Wow. When did I pass the purple Rig? A minute and a half later he finished in second and I found out he'd pulled over to get water. I'm glad I didn't know he wasn't in front, I'd have sat back and ****ed it up. The Crono guy finishes and comes over to the watermelon table and gives me the "good race" handshake. I tell him thanks and he adds "****, you're fast."

I got showered and we hung out waiting for awards. I remembered I had an Oberon in the cooler and I couldn't be on the podium without beer in my hand.

Next week is State SS Championships. Or not.

Once back in Madison I gave the Rig a bath. As I get down to clean the drivetrain I notice I've done it again. I've bent the American Classic post. Dammit. Okay, who makes a post I can't break or bend?
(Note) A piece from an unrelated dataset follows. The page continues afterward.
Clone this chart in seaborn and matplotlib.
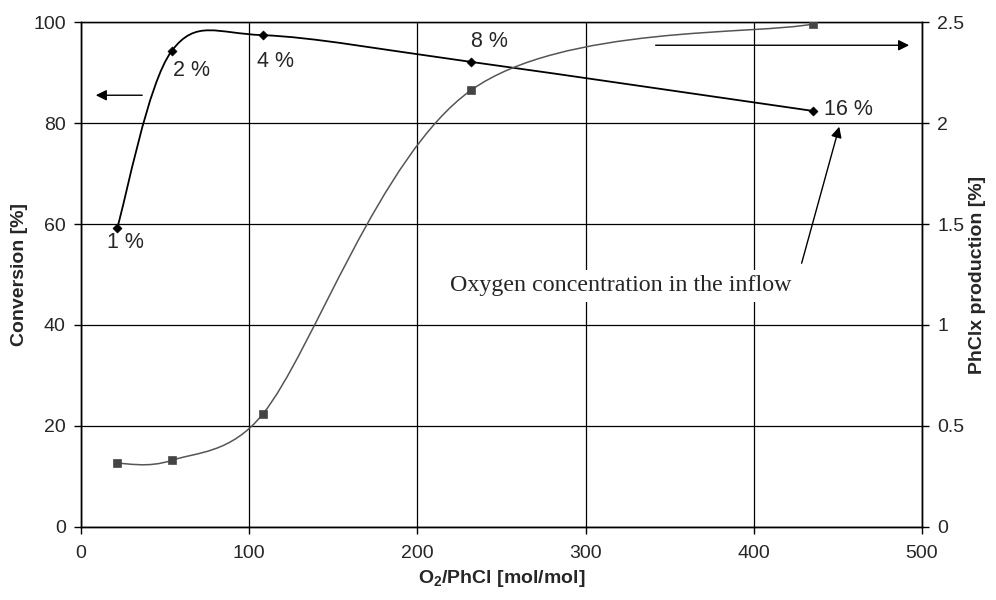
import numpy as np
import matplotlib
matplotlib.use("Agg")
import matplotlib.pyplot as plt
from matplotlib.path import Path
from matplotlib.patches import PathPatch
import seaborn as sns
import pandas as pd

# values
o2_ratio = [21.5, 54, 108, 232, 435]
conversion = [59.2, 94.3, 97.4, 92.1, 82.4]
phclx = [0.315, 0.33, 0.558, 2.163, 2.49]
inflow_labels = ["1 %", "2 %", "4 %", "8 %", "16 %"]
left_ticks = [0, 20, 40, 60, 80, 100]
right_ticks = [0, 0.5, 1, 1.5, 2, 2.5]
right_tick_labels = ["0", "0.5", "1", "1.5", "2", "2.5"]
x_ticks = [0, 100, 200, 300, 400, 500]

# label offsets in pixels (style)
label_offsets = [(8, -14), (20, -20), (13, -26), (18, 20), (36, 1)]

sns.set_style("white")
plt.rcParams["font.family"] = ["Liberation Sans", "DejaVu Sans"]
plt.rcParams["mathtext.fontset"] = "custom"
plt.rcParams["mathtext.rm"] = "Liberation Sans"
plt.rcParams["mathtext.bf"] = "Liberation Sans:bold"

df = pd.DataFrame({"o2": o2_ratio, "conv": conversion, "phclx": phclx})


def smooth_path(a, xs, ys):
    # Excel-like smoothed line: Bezier through the points, built in screen space,
    # control arms capped at half the segment length
    pts = a.transData.transform(np.column_stack([xs, ys]).astype(float))
    ext = np.vstack([pts[0], pts, pts[-1]])
    verts = [pts[0]]
    codes = [Path.MOVETO]
    for i in range(1, len(ext) - 2):
        p0, p1, p2, p3 = ext[i - 1], ext[i], ext[i + 1], ext[i + 2]
        d12 = np.hypot(*(p2 - p1))
        d02 = np.hypot(*(p2 - p0))
        d13 = np.hypot(*(p3 - p1))
        f0 = min(1 / 6, d12 / (2 * d02)) if d02 > 0 else 1 / 6
        f3 = min(1 / 6, d12 / (2 * d13)) if d13 > 0 else 1 / 6
        verts += [p1 + (p2 - p0) * f0, p2 - (p3 - p1) * f3, p2]
        codes += [Path.CURVE4] * 3
    verts = a.transData.inverted().transform(np.array(verts))
    return Path(verts, codes)


fig = plt.figure(figsize=(9.96, 6), dpi=100)
ax = fig.add_axes([0.0813, 0.1217, 0.8444, 0.8416])
ax2 = ax.twinx()

ax.set_xlim(0, 500)
ax.set_ylim(0, 100)
ax2.set_ylim(0, 2.5)

ax.set_xticks(x_ticks)
ax.set_yticks(left_ticks)
ax2.set_yticks(right_ticks)
ax2.set_yticklabels(right_tick_labels)

ax.grid(True, color="black", linewidth=0.9)
ax.set_axisbelow(True)
for a in (ax, ax2):
    for s in a.spines.values():
        s.set_color("black")
        s.set_linewidth(1.0)
    a.tick_params(labelsize=14, length=5, width=1, color="black", pad=6)
ax.tick_params(axis="x", bottom=True, pad=8)
ax.tick_params(axis="y", left=True)
ax2.tick_params(axis="y", right=True)
ax.spines["top"].set_color("#777777")

# conversion (left axis)
ax.add_patch(PathPatch(smooth_path(ax, df.o2, df.conv), facecolor="none",
                       edgecolor="black", linewidth=1.3, zorder=3))
sns.scatterplot(data=df, x="o2", y="conv", ax=ax, marker="D", s=22,
                color="black", edgecolor="black", zorder=4, legend=False)

# PhClx production (right axis)
ax2.add_patch(PathPatch(smooth_path(ax2, df.o2, df.phclx), facecolor="none",
                        edgecolor="#555555", linewidth=1.1, zorder=3))
sns.scatterplot(data=df, x="o2", y="phclx", ax=ax2, marker="s", s=36,
                color="#444444", edgecolor="#444444", zorder=4, legend=False)

for lab, xv, yv, off in zip(inflow_labels, o2_ratio, conversion, label_offsets):
    ax.annotate(lab, (xv, yv), xytext=off, textcoords="offset pixels",
                ha="center", va="center", fontsize=15.5)

arrow = dict(arrowstyle="-|>", color="black", lw=1.0, mutation_scale=16)
ax.annotate("", xy=(0.0143, 0.855), xytext=(0.0761, 0.855),
            xycoords="axes fraction", arrowprops=arrow)
ax.annotate("", xy=(0.988, 0.954), xytext=(0.680, 0.954),
            xycoords="axes fraction", arrowprops=arrow)
ax.annotate("", xy=(0.9025, 0.798), xytext=(0.856, 0.517),
            xycoords="axes fraction", arrowprops=arrow)
ax.text(0.642, 0.478, "Oxygen concentration in the inflow", transform=ax.transAxes,
        ha="center", va="center", fontsize=17.3, family=["Liberation Serif"],
        bbox=dict(facecolor="white", edgecolor="none", pad=4), zorder=5)

ax.set_xlabel(r"O$_\mathbf{2}$/PhCl [mol/mol]", fontsize=14, fontweight="bold", labelpad=4)
ax.set_ylabel("Conversion [%]", fontsize=14, fontweight="bold", labelpad=4)
ax2.set_ylabel("PhClx production [%]", fontsize=14, fontweight="bold", labelpad=3)

fig.savefig("out.png", dpi=100)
I know I'm not thin but fer cryin' out loud.
From the season summary later in the year...

Best Finish--- Phillips WORS. The family made the lengthy drive up nort' der hey to the Price County Fairgounds on Father's Day weekend. The usual good group of people to hang out with at a WORS race was there even if all the competition wasn't. While the Phillips course isn't a rigid SS friendly course I sucked it up and turned in the ride of the year winning the single speed class. Having Sephie and Karen there to see it all from start to finish was the best Best Father's Day gift.